The Isuzu 4200R is a mid-engine sports car that Isuzu displayed at the 1989 Tokyo Motor Show. The development theme was the establishment of a sporty performance and image, in a traditional European taste. Lotus and Isuzu were connected at the time, both being in the GM group, and Shirō Nakamura, who was with Isuzu at the time (later moving to Nissan) worked together with a designer from Lotus to create a dynamic, elegant style.

It is notable that while being a mid engine car, it was designed to accommodate two adults and two children and to be practical enough to use for long drives. The transversely mounted engine was Isuzu's newly developed 4.2L, DOHC 32 valve V8 engine, and its light weight and high power was it strong point. The 4200R had active suspension developed in conjunction with Lotus which balanced both control stability and ride quality. The interior contained a navigation system, a video deck, a high performance audio system and even a fax machine.

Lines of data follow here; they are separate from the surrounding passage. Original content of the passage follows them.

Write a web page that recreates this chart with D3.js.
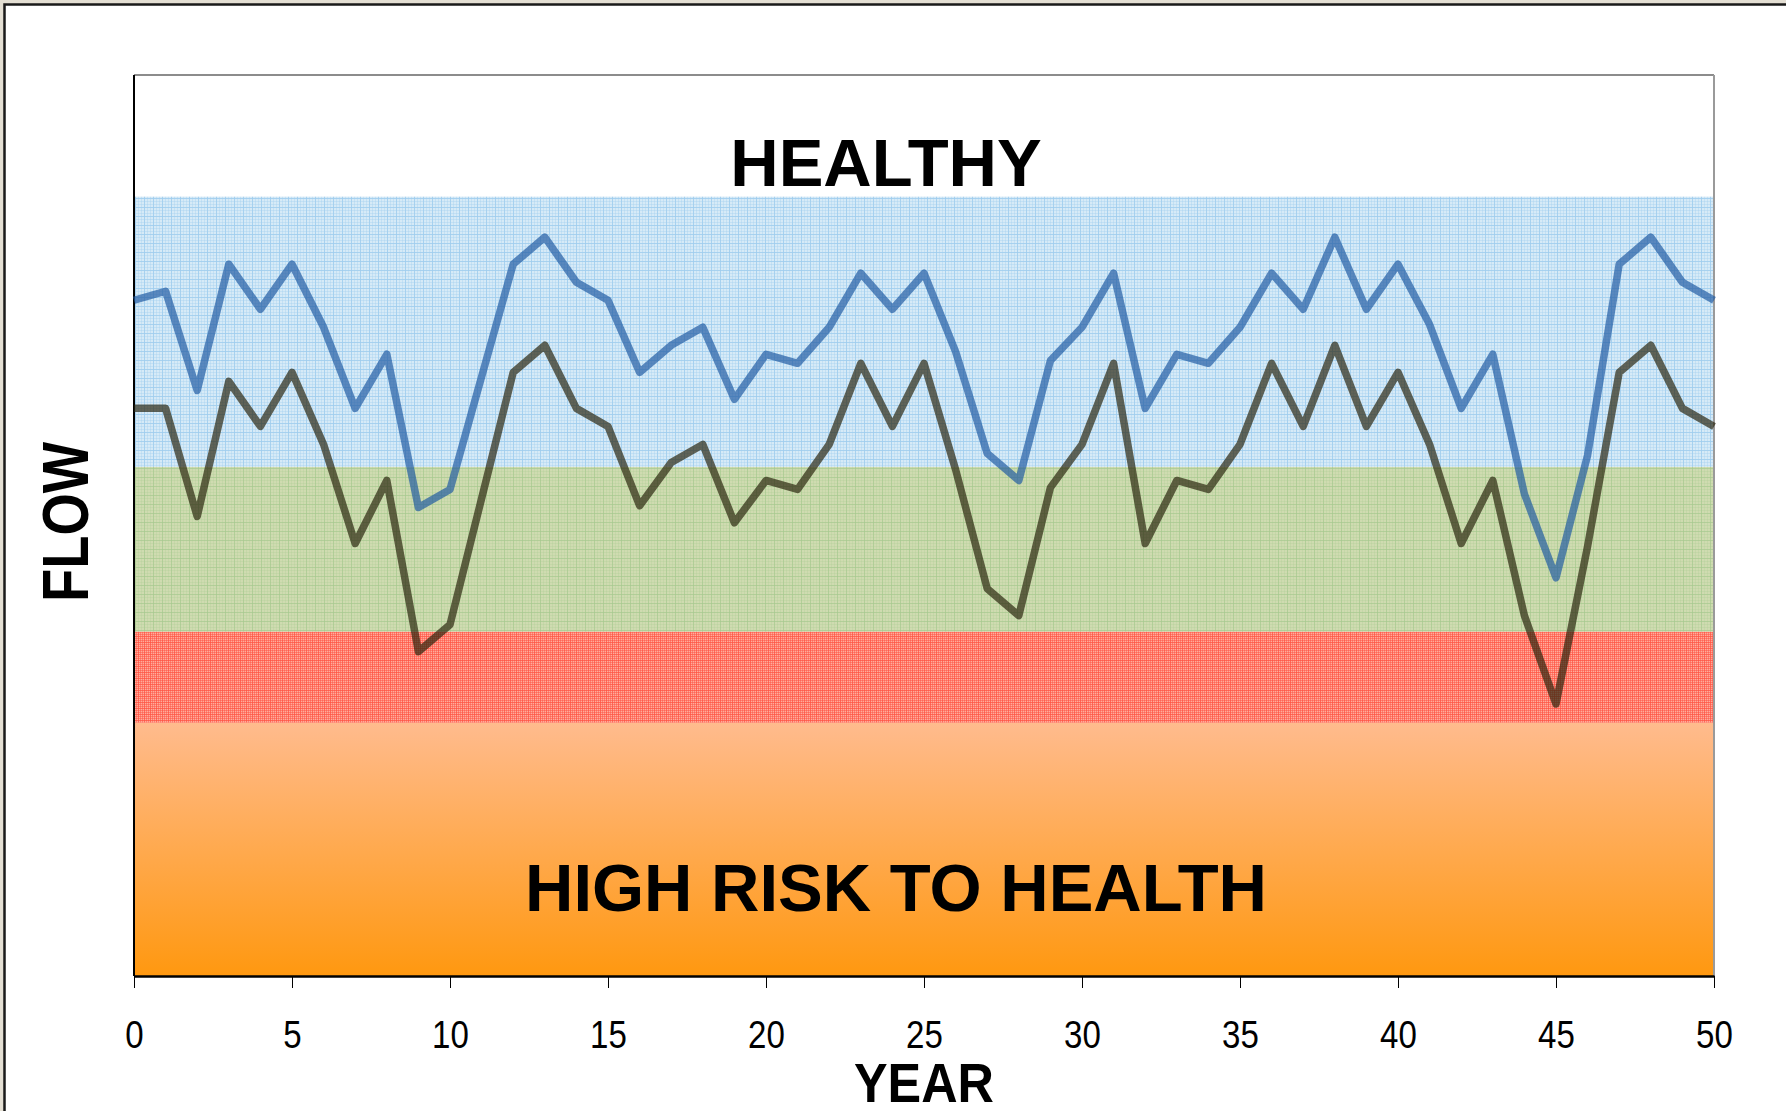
<!DOCTYPE html>
<html>
<head>
<meta charset="utf-8">
<script src="https://cdn.jsdelivr.net/npm/d3@7"></script>
<style>
  body { margin: 0; background: #e4dfd3; overflow: hidden; }
  svg { display: block; }
  text { font-family: "Liberation Sans", Arial, sans-serif; }
</style>
</head>
<body>
<div id="chart"></div>
<script>
// data (flow in arbitrary units, 0 = bottom of the plot, 100 = top)
var years = d3.range(0, 51);
var upperFlow = [75, 76, 65, 79, 74, 79, 72, 63, 69, 52, 54, 66.5, 79, 82, 77, 75, 67, 70, 72, 64,
                 69, 68, 72, 78, 74, 78, 69.3, 58, 55, 68.3, 72, 78, 63, 69, 68, 72, 78, 74, 82, 74,
                 79, 72.3, 63, 69, 53.5, 44.2, 57.8, 79, 82, 77, 75];
var lowerFlow = [63, 63, 51, 66, 61, 67, 59, 48, 55, 36, 39, 53, 67, 70, 63, 61, 52.2, 57, 59, 50.3,
                 55, 54, 59, 68, 61, 68, 56.2, 43, 40, 54.2, 59, 68, 48, 55, 54, 59, 68, 61, 70, 61,
                 67, 59, 48, 55, 40, 30.2, 47.7, 67, 70, 63, 61];
var bandNames = ["healthy", "moderate", "poor", "high"];
var bandTop = [86.5, 56.5, 38.2, 28.1];
var bandBottom = [56.5, 38.2, 28.1, 0];
var xTicks = [0, 5, 10, 15, 20, 25, 30, 35, 40, 45, 50];

var width = 1786, height = 1111;
var padding = { top: 75, right: 72, bottom: 135, left: 134 };

var svg = d3.select("#chart")
    .append("svg")
    .attr("width", width)
    .attr("height", height);

// outer frame
svg.append("rect")
    .attr("x", 4.5).attr("y", 4.5)
    .attr("width", width + 20).attr("height", height + 20)
    .attr("fill", "#ffffff")
    .attr("stroke", "#1a1a1a")
    .attr("stroke-width", 2.5);

var xScale = d3.scaleLinear()
    .domain([0, 50])
    .range([padding.left, width - padding.right]);
var yScale = d3.scaleLinear()
    .domain([0, 100])
    .range([height - padding.bottom, padding.top]);

var defs = svg.append("defs");

function gridPattern(id, size, bg, lines, step, strong, weak) {
    var p = defs.append("pattern")
        .attr("id", id)
        .attr("patternUnits", "userSpaceOnUse")
        .attr("width", size).attr("height", size);
    p.append("rect").attr("width", size).attr("height", size).attr("fill", bg);
    for (var i = 0; i < size; i += step) {
        p.append("rect").attr("x", i).attr("y", 0).attr("width", 1).attr("height", size)
            .attr("fill", lines).attr("opacity", i == 0 ? strong : weak);
        p.append("rect").attr("x", 0).attr("y", i).attr("width", size).attr("height", 1)
            .attr("fill", lines).attr("opacity", i == 0 ? strong : weak);
    }
    return p;
}
gridPattern("pat-healthy", 9, "#d6eaf7", "#9fcdee", 3, 0.85, 0.35);
gridPattern("pat-moderate", 9, "#cfdbb0", "#a6ca8f", 3, 0.7, 0.25);
gridPattern("pat-poor", 6, "#ffac9c", "#ff5241", 2, 0.75, 0.5);

var grad = defs.append("linearGradient")
    .attr("id", "pat-high")
    .attr("x1", 0).attr("y1", 0).attr("x2", 0).attr("y2", 1);
grad.append("stop").attr("offset", "0%").attr("stop-color", "#ffbb8d");
grad.append("stop").attr("offset", "100%").attr("stop-color", "#ff9810");

// bands
svg.append("g")
    .selectAll("rect")
    .data(bandNames)
    .enter()
    .append("rect")
    .attr("x", xScale(0) + 1)
    .attr("y", function(d, i) { return yScale(bandTop[i]); })
    .attr("width", xScale(50) - xScale(0) - 1)
    .attr("height", function(d, i) { return yScale(bandBottom[i]) - yScale(bandTop[i]); })
    .attr("fill", function(d) { return "url(#pat-" + d + ")"; });

// plot border
var border = svg.append("g");
border.append("line")
    .attr("x1", xScale(0)).attr("x2", xScale(50))
    .attr("y1", yScale(100)).attr("y2", yScale(100))
    .attr("stroke", "#8c8c8c").attr("stroke-width", 2);
border.append("line")
    .attr("x1", xScale(50)).attr("x2", xScale(50))
    .attr("y1", yScale(100)).attr("y2", yScale(0))
    .attr("stroke", "#9a9a9a").attr("stroke-width", 2);
border.append("line")
    .attr("x1", xScale(0)).attr("x2", xScale(0))
    .attr("y1", yScale(100)).attr("y2", yScale(0))
    .attr("stroke", "#000").attr("stroke-width", 2);

// lines
var linePath = d3.line()
    .x(function(d, i) { return xScale(years[i]); })
    .y(function(d) { return yScale(d); });

svg.append("path")
    .attr("d", linePath(lowerFlow))
    .attr("fill", "none")
    .attr("stroke", "rgb(38,34,10)")
    .attr("stroke-opacity", 0.68)
    .attr("stroke-width", 7.5)
    .attr("stroke-linejoin", "round");

svg.append("path")
    .attr("d", linePath(upperFlow))
    .attr("fill", "none")
    .attr("stroke", "rgb(30,88,160)")
    .attr("stroke-opacity", 0.68)
    .attr("stroke-width", 7.5)
    .attr("stroke-linejoin", "round");

// x axis
var xAxis = d3.axisBottom(xScale)
    .tickValues(xTicks)
    .tickSize(12)
    .tickSizeOuter(0)
    .tickPadding(33);
var gx = svg.append("g")
    .attr("transform", "translate(0," + yScale(0) + ")")
    .call(xAxis);
gx.select(".domain").attr("stroke", "#000").attr("stroke-width", 2.5);
gx.selectAll(".tick line").attr("stroke", "#000").attr("stroke-width", 1);
gx.selectAll(".tick text")
    .attr("fill", "#000")
    .attr("font-size", 38)
    .attr("font-family", "Liberation Sans, Arial, sans-serif")
    .attr("transform", "scale(0.87,1)");

// labels
svg.append("text")
    .attr("x", 886).attr("y", 186)
    .attr("text-anchor", "middle")
    .attr("font-size", 67).attr("font-weight", "bold")
    .text("HEALTHY");

svg.append("text")
    .attr("x", 896).attr("y", 911)
    .attr("text-anchor", "middle")
    .attr("font-size", 67).attr("font-weight", "bold")
    .text("HIGH RISK TO HEALTH");

svg.append("text")
    .attr("x", (xScale(0) + xScale(50)) / 2).attr("y", 1102)
    .attr("text-anchor", "middle")
    .attr("font-size", 56).attr("font-weight", "bold")
    .attr("textLength", 140).attr("lengthAdjust", "spacingAndGlyphs")
    .text("YEAR");

svg.append("text")
    .attr("transform", "translate(88,522) rotate(-90)")
    .attr("text-anchor", "middle")
    .attr("font-size", 64).attr("font-weight", "bold")
    .attr("textLength", 160).attr("lengthAdjust", "spacingAndGlyphs")
    .text("FLOW");
</script>
</body>
</html>
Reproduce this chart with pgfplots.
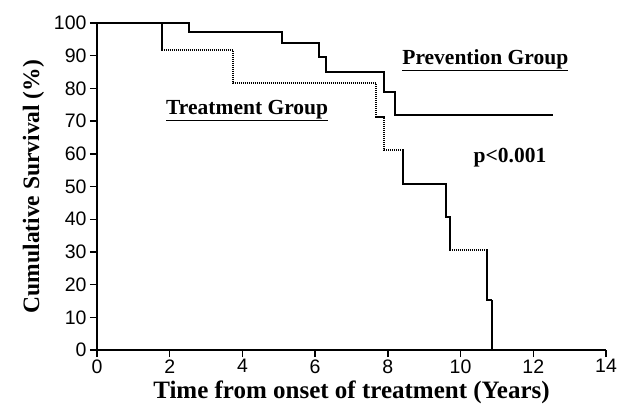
\documentclass[border=0pt]{standalone}
\usepackage{fontspec}
\setmainfont{Liberation Serif}
\newfontfamily\arialf{Liberation Sans}
\usepackage{pgfplots}
\pgfplotsset{compat=1.18}
\begin{document}
\begin{tikzpicture}
\begin{axis}[
  name=ax,
  scale only axis,
  width=509pt, height=327pt,
  xmin=0, xmax=14, ymin=0, ymax=100,
  xtick={0,2,...,14}, ytick={0,10,...,100},
  axis lines*=left,
  axis line style={line width=1.6pt},
  tick style={line width=1.4pt, black},
  tick align=outside,
  major tick length=7pt,
  /pgf/number format/assume math mode=true,
  tick label style={font=\arialf\fontsize{19.5}{19.5}\selectfont},
  xticklabel style={yshift=1pt},
  xlabel={\bfseries Time from onset of treatment (Years)},
  ylabel={\bfseries Cumulative Survival (\%)},
  xlabel style={font=\fontsize{25}{25}\selectfont\bfseries, yshift=-1pt},
  ylabel style={font=\fontsize{23.5}{23.5}\selectfont\bfseries, yshift=3pt},
  clip=false,
]
\addplot[const plot, line width=2pt, black] coordinates {
(0,100) (2.54,97.2) (5.1,93.9) (6.1,89.6) (6.3,85.0) (7.88,78.9) (8.2,71.8) (12.55,71.8)
};
\addplot[const plot, line width=2pt, black, dash pattern=on 1.6pt off 0.4pt] coordinates {
(0,100) (1.78,91.6) (3.75,81.5) (7.68,71.3) (7.9,61.1) (8.41,50.9) (9.6,40.7) (9.71,30.5) (10.72,15.3) (10.86,0) (10.86,0)
};
\node[font=\fontsize{21.5}{21.5}\selectfont\bfseries] at (axis cs:10.68,88.6) {\underline{Prevention Group}};
\node[font=\fontsize{21.5}{21.5}\selectfont\bfseries] at (axis cs:4.13,73.3) {\underline{Treatment Group}};
\node[font=\fontsize{21.5}{21.5}\selectfont\bfseries] at (axis cs:11.36,58.9) {p<0.001};
\end{axis}
\pgfresetboundingbox
\path ([shift={(-97pt,-60pt)}]ax.south west) rectangle ([shift={(520pt,350pt)}]ax.south west);
\end{tikzpicture}
\end{document}
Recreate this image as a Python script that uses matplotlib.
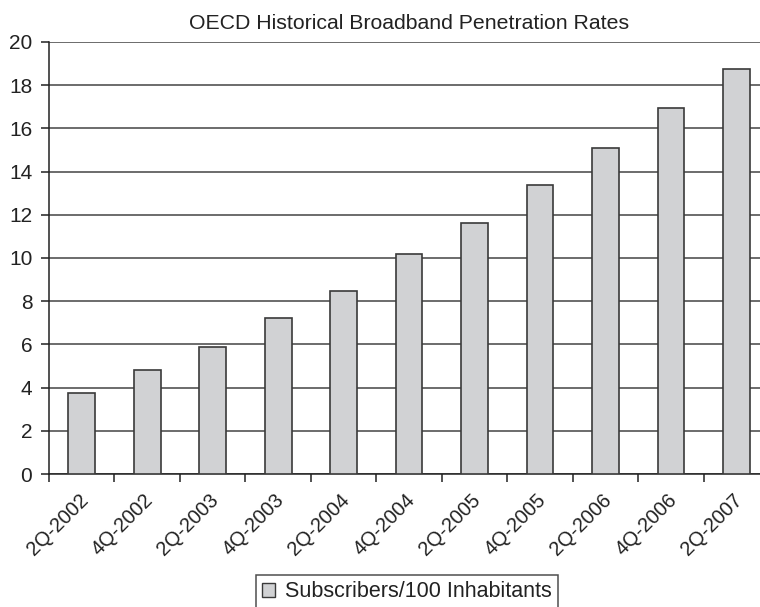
import matplotlib
matplotlib.use("Agg")
import matplotlib.pyplot as plt
from matplotlib.patches import Patch
import matplotlib.transforms as mtransforms
import numpy as np

plt.rcParams['font.family'] = ['Liberation Sans', 'DejaVu Sans']

quarters = ["2Q-2002", "4Q-2002", "2Q-2003", "4Q-2003", "2Q-2004", "4Q-2004",
            "2Q-2005", "4Q-2005", "2Q-2006", "4Q-2006", "2Q-2007"]
subscribers = [3.77, 4.82, 5.87, 7.22, 8.47, 10.17, 11.62, 13.37, 15.08, 16.94, 18.73]
y_ticks = [0, 2, 4, 6, 8, 10, 12, 14, 16, 18, 20]

fig = plt.figure(figsize=(7.6, 6.07), dpi=100)
ax = fig.add_axes([0.0645, 0.219, 0.9475, 0.712])

x = np.arange(len(quarters))
ax.bar(x, subscribers, width=0.41, color="#d1d2d4", edgecolor="#3a3a3a",
       linewidth=1.2, zorder=3)

ax.set_xlim(-0.5, len(quarters) - 0.5)
ax.set_ylim(0, 20)
ax.set_yticks(y_ticks)
ax.yaxis.grid(True, color="#444444", linewidth=1.1, zorder=0)
ax.set_axisbelow(True)

for s in ("top", "right"):
    ax.spines[s].set_visible(False)
for s in ("left", "bottom"):
    ax.spines[s].set_color("#222222")
    ax.spines[s].set_linewidth(1.1)

ax.tick_params(axis="y", length=6, width=1.1, color="#222222", labelsize=15,
               pad=6, labelcolor="#222222")

# category boundary ticks, labels at category centres
ax.set_xticks(x)
ax.set_xticks(np.arange(len(quarters) + 1) - 0.5, minor=True)
ax.tick_params(axis="x", which="major", length=0, labelsize=14.5, labelcolor="#222222")
ax.tick_params(axis="x", which="minor", length=6, width=1.1, color="#222222")
ax.set_xticklabels(quarters, rotation=45, ha="right", rotation_mode="anchor")
offset = mtransforms.ScaledTranslation(-2.5 / 72, -8 / 72, fig.dpi_scale_trans)
for lbl in ax.get_xticklabels():
    lbl.set_transform(lbl.get_transform() + offset)

# title centred over the plotting area
ax.set_title("OECD Historical Broadband Penetration Rates", fontsize=15.3,
             color="#222222", pad=9)

handle = Patch(facecolor="#d1d2d4", edgecolor="#3a3a3a", linewidth=1.0)
leg = fig.legend([handle], ["Subscribers/100 Inhabitants"], loc="upper center",
                 bbox_to_anchor=(0.5355, 0.053), fontsize=15.5, frameon=True,
                 fancybox=False, edgecolor="#222222", handlelength=0.6,
                 handleheight=0.6, handletextpad=0.45, borderpad=0.3,
                 borderaxespad=0.0, labelcolor="#222222")
leg.get_frame().set_linewidth(1.1)

fig.savefig("out.png", dpi=100)
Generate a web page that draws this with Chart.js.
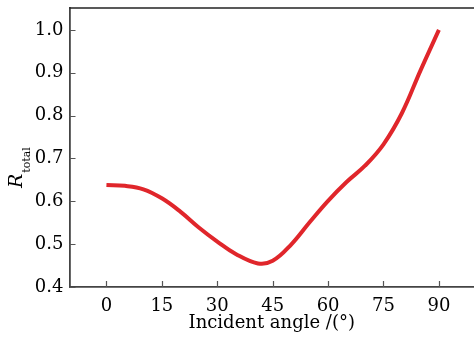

The commercial sale of the 4200R combining high tech and sportiness was strongly desired by fans. Isuzu also prototyped a 3.5L V12 DOHC engine, and performed test drives with it mounted in a Lotus F1. Isuzu went on to mount this engine in a mid-engine, multipurpose vehicle, the Isuzu Como F1 concept, and displayed it at the Tokyo Motor show of the same year.

However, in 1993, Isuzu ceased the development and manufacture of all small passenger cars, and has focused only on commercial vehicles since 2002.